By about 5:30 we were in Pondy. We filled our car with cheap petrol; did not give in to the temptation of cheap booze – but still managed to swipe a big motta with my left mirror. It was Aadi Velli, some Amman festival was on, and just as we picked up speed, swarms of makkal in yellow mundu diverted us off the highway into Humpistan.

Every few metres, there was a hump, most of them L and XL. I guess they didn’t have enough bitumen to surface the roads, so they concentrated on the humps (At least they’ve got their priorities right). We crawled single-file through villages right out of The Hindu Archives, ran into two old friends…but escaped without injury. Finally, after about an hour, we got back to the highway and started serious clipping. The road was good, Johny was pushing the limits of the car and suddenly we flew.

Culverts. All along the stretch culverts were being rebuilt and the guys who build approach roads weren’t informed. Once we successfully traversed this stretch we thought we had seen everything…We stopped for coffee at Chidambaram, whizzed through Sirkazhi, got lost in Karaikal, reached Nagapatnam – and found that all Innovas we were tailing had disappeared.

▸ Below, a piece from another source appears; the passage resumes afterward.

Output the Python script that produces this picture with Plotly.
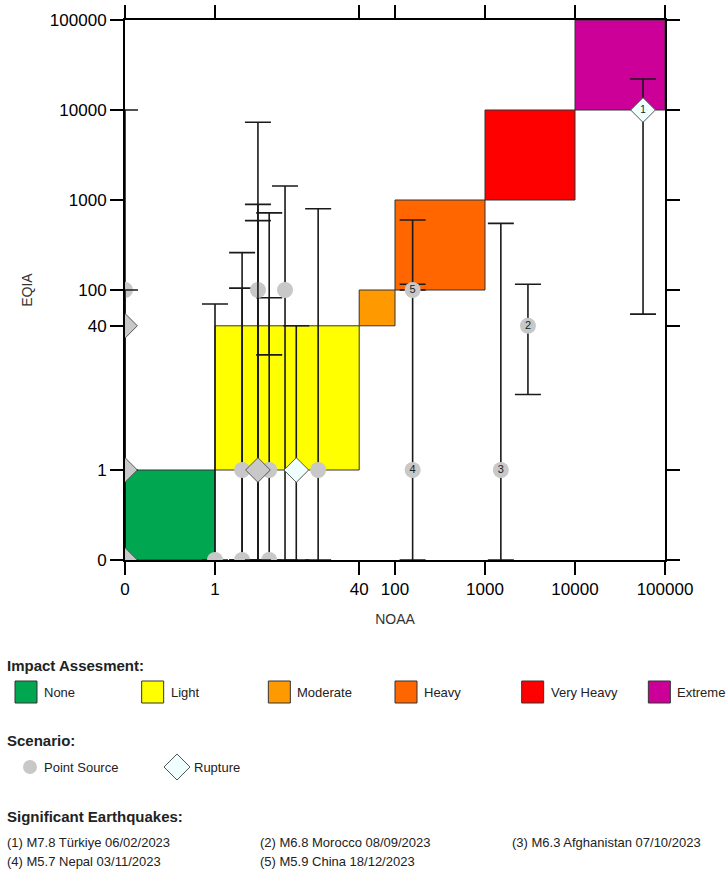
import plotly.graph_objects as go

# ---------------- data ----------------
level_names = ["None", "Light", "Moderate", "Heavy", "Very Heavy", "Extreme"]
level_bounds = [0, 1, 40, 100, 1000, 10000, 100000]
level_colors = ["#00A650", "#FFFF00", "#FF9900", "#FF6600", "#FF0000", "#CC0099"]

tick_values = [0, 1, 40, 100, 1000, 10000, 100000]
tick_labels = ["0", "1", "40", "100", "1000", "10000", "100000"]

# Point-source scenarios: NOAA, EQIA, lower bound, upper bound, label
ps_noaa = [0, 1, 2, 2, 3, 3, 4, 4, 6, 14, 3000, 1500, 157, 157]
ps_eqia = [100, 0, 1, 0, 100, 1, 1, 0, 100, 1, 40, 1, 1, 100]
ps_low = [0, 0, 0, 0, 0, 0, 19, 0, 0, 0, 6.9, 0, 0, 100]
ps_high = [10000, 70, 105, 260, 895, 590, 720, 82, 1430, 800, 116, 550, 116, 600]
ps_label = ["", "", "", "", "", "", "", "", "", "", "2", "3", "4", "5"]

# Rupture scenarios
rup_noaa = [0, 0, 0, 3, 8, 57000]
rup_eqia = [40, 1, 0, 1, 1, 10000]
rup_low = [0, 1, 0, 0, 0, 54]
rup_high = [100, 1, 0, 7300, 40, 22100]
rup_label = ["", "", "", "", "", "1"]

quake_list = [
    "(1) M7.8 Türkiye 06/02/2023",
    "(2) M6.8 Morocco 08/09/2023",
    "(3) M6.3 Afghanistan 07/10/2023",
    "(4) M5.7 Nepal 03/11/2023",
    "(5) M5.9 China 18/12/2023",
]

# ---------------- scale helper: 0 is drawn one decade below 1 ----------------
ZERO_AT = 0.1


def pos(v):
    return v if v > 0 else ZERO_AT


def err_plus(vals, highs):
    return [pos(h) - pos(v) for v, h in zip(vals, highs)]


def err_minus(vals, lows):
    return [pos(v) - pos(l) for v, l in zip(vals, lows)]


fig = go.Figure()

# impact boxes
for i, name in enumerate(level_names):
    fig.add_shape(
        type="rect", xref="x", yref="y", layer="below",
        x0=pos(level_bounds[i]), x1=pos(level_bounds[i + 1]),
        y0=pos(level_bounds[i]), y1=pos(level_bounds[i + 1]),
        fillcolor=level_colors[i], line=dict(color="#333333", width=1),
    )

ERR_STYLE = dict(type="data", symmetric=False, color="#1a1a1a", thickness=1.6, width=13)

fig.add_trace(go.Scatter(
    x=[pos(v) for v in ps_noaa], y=[pos(v) for v in ps_eqia],
    mode="markers+text", text=ps_label, textposition="middle center",
    textfont=dict(family="Liberation Sans", size=11, color="#222222"),
    marker=dict(symbol="circle", size=16, color="#C8C8C8", line=dict(width=0)),
    error_y=dict(array=err_plus(ps_eqia, ps_high), arrayminus=err_minus(ps_eqia, ps_low), **ERR_STYLE),
    hoverinfo="x+y", name="Point Source",
))

fig.add_trace(go.Scatter(
    x=[pos(v) for v in rup_noaa], y=[pos(v) for v in rup_eqia],
    mode="markers+text", text=rup_label, textposition="middle center",
    textfont=dict(family="Liberation Sans", size=10, color="#222222"),
    marker=dict(symbol="diamond", size=19,
                color=["#C8C8C8", "#C8C8C8", "#C8C8C8", "#C8C8C8", "#F0FFFF", "#F0FFFF"],
                line=dict(color="#555555", width=1)),
    error_y=dict(array=err_plus(rup_eqia, rup_high), arrayminus=err_minus(rup_eqia, rup_low), **ERR_STYLE),
    hoverinfo="x+y", name="Rupture",
))

axis_common = dict(
    type="log", range=[-1, 5], automargin=False,
    tickmode="array", tickvals=[pos(v) for v in tick_values], ticktext=tick_labels,
    ticks="outside", ticklen=13, tickwidth=2, tickcolor="black",
    showline=True, linewidth=2, linecolor="black", mirror="ticks",
    showgrid=False, zeroline=False,
    tickfont=dict(family="Liberation Sans", size=17, color="black"),
)

fig.update_layout(
    width=727, height=875,
    margin=dict(l=125, r=62, t=20, b=315, autoexpand=False),
    plot_bgcolor="white", paper_bgcolor="white",
    showlegend=False,
    xaxis=dict(**axis_common, title=dict(text="NOAA", standoff=16,
               font=dict(family="Liberation Sans", size=14, color="#333333"))),
    yaxis=dict(**axis_common, title=dict(text="EQIA", standoff=14,
               font=dict(family="Liberation Sans", size=14, color="#333333"))),
)

# ---------------- custom legend below the plot (pixel -> paper) ----------------
PL, PT, PW, PH = 125, 20, 540, 540


def px(x):
    return (x - PL) / PW


def py(y):
    return (PT + PH - y) / PH


def label(x, y, text, size=13, bold=False):
    fig.add_annotation(
        xref="paper", yref="paper", x=px(x), y=py(y), xanchor="left", yanchor="middle",
        text=("<b>%s</b>" % text) if bold else text, showarrow=False,
        font=dict(family="Liberation Sans", size=size, color="#222222"),
    )


label(5, 665, "Impact Assesment:", size=15, bold=True)
for i, name in enumerate(level_names):
    x0 = 15 + i * 126.67
    fig.add_shape(type="rect", xref="paper", yref="paper",
                  x0=px(x0), x1=px(x0 + 22), y0=py(681), y1=py(703),
                  fillcolor=level_colors[i], line=dict(color="#333333", width=1))
    label(x0 + 27, 692, name)

label(5, 740, "Scenario:", size=15, bold=True)
fig.add_shape(type="circle", xref="paper", yref="paper",
              x0=px(23), x1=px(37), y0=py(774), y1=py(760),
              fillcolor="#C8C8C8", line=dict(width=0))
label(42, 767, "Point Source")
cx, cy, d = 177, 767, 13
fig.add_shape(type="path", xref="paper", yref="paper",
              path="M %f %f L %f %f L %f %f L %f %f Z" % (
                  px(cx - d), py(cy), px(cx), py(cy - d), px(cx + d), py(cy), px(cx), py(cy + d)),
              fillcolor="#F0FFFF", line=dict(color="#555555", width=1))
label(192, 767, "Rupture")

label(5, 816, "Significant Earthquakes:", size=15, bold=True)
col_x = [5, 258, 510]
for i, q in enumerate(quake_list):
    label(col_x[i % 3], 842 + (i // 3) * 19, q, size=13)

fig.write_html("out.html")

The road to Velankanni was scary. It was not surfaced, unlit (it was a new moon night) and in between there were sections missing (Remember Speed? Imagine Sandra and Keanu doing it over and over again).

We left Velankanni after lunch the following day, by an alternate route, through a landscape that resembles South Parur (‘Mystery of the Missing Innovas’ – solved). Rode through Nagapatnam enjoying the fragrance of its world-famous onakka meen and reached Tranquebar.

The Tamil name is pure poetry – Tarangampadi – where the waves sing to you. (If you are planning to visit Tranquebar, keep your eyes peeled for a small Hotel Tamilnadu board – we almost didn’t see it). Tranquebar is basically one road – half a kilometre from the entrance arch to the Bay of Bengal. But that road perhaps has the highest history per square metre in South India – a Danish Fort constructed in 1620, the site where the first Lutheran missionaries landed in 1706, the old Governor’s bungalow (now a Neemrana Hotel) and three churches, of which the so called new church is 289 years old.

We reached Pondy by night. French cuisine at Le Club, pushti poth at New Guest House.